The picture Bushnell paints may be bleaker than reality (though, to be fair, I may not know what I'm talking about, since I don't own a house in Southampton, nor are B-list models trying to get me to take them to Nobu). But it's closer to the truth than we might hope. To be single in New York right now is to live in a strange world, one where by day men and women try to interact as peers, but by night often revert to gender roles worthy of the 1950s, save for the fact that it's OK to sleep together before you're married. Men court; women are courted. Men make sure they provide; women make sure they're charming and beautiful. New York in the year 2000 is the City that Feminism Forgot. Or maybe just the City that Forgot Feminism.

Of course, there are lots of exceptions to this, lots of people out there who don't let rules about what men and women are supposed to do or be get in the way. Still, the general mood is one of confusion, a mishmash that's equal parts "4 Blondes" and "Breakfast at Tiffany's." And one way out of that confusion seems to be the solution Bushnell's characters embrace: Men are expected to bring money and status to a relationship, women beauty and sexuality.
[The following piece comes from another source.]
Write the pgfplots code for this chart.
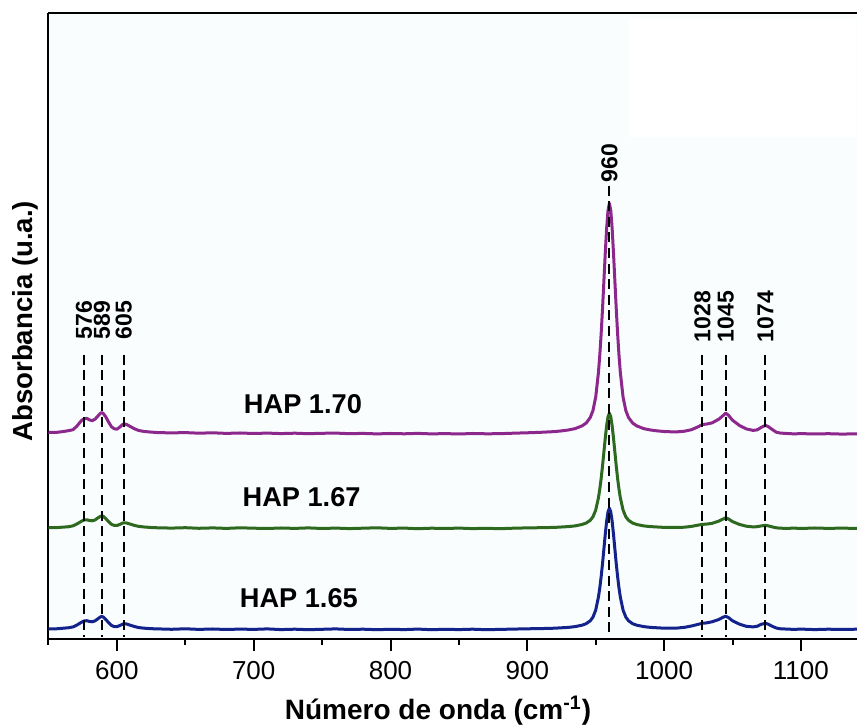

The curious thing is that Bushnell's characters make this bargain so willingly. Janey could date the "poor," sincere novelist, but prefers the rich and odious movie producer, and Cecelia could have married someone other than the Prince she's so lukewarm about. And the obvious question is: Why did they settle? Now, Bushnell makes answering that a little complicated, since even the people who sell out don't seem to enjoy the fruits of their mercenary ways. But even if we believe that money can't buy happiness, it seems naive to believe that, all other things being equal, having money makes no difference at all. Janey and Cecilia may be shallow and corrupt for wanting to find a rich man to take care of them. But I think they're right in believing that it will make a difference.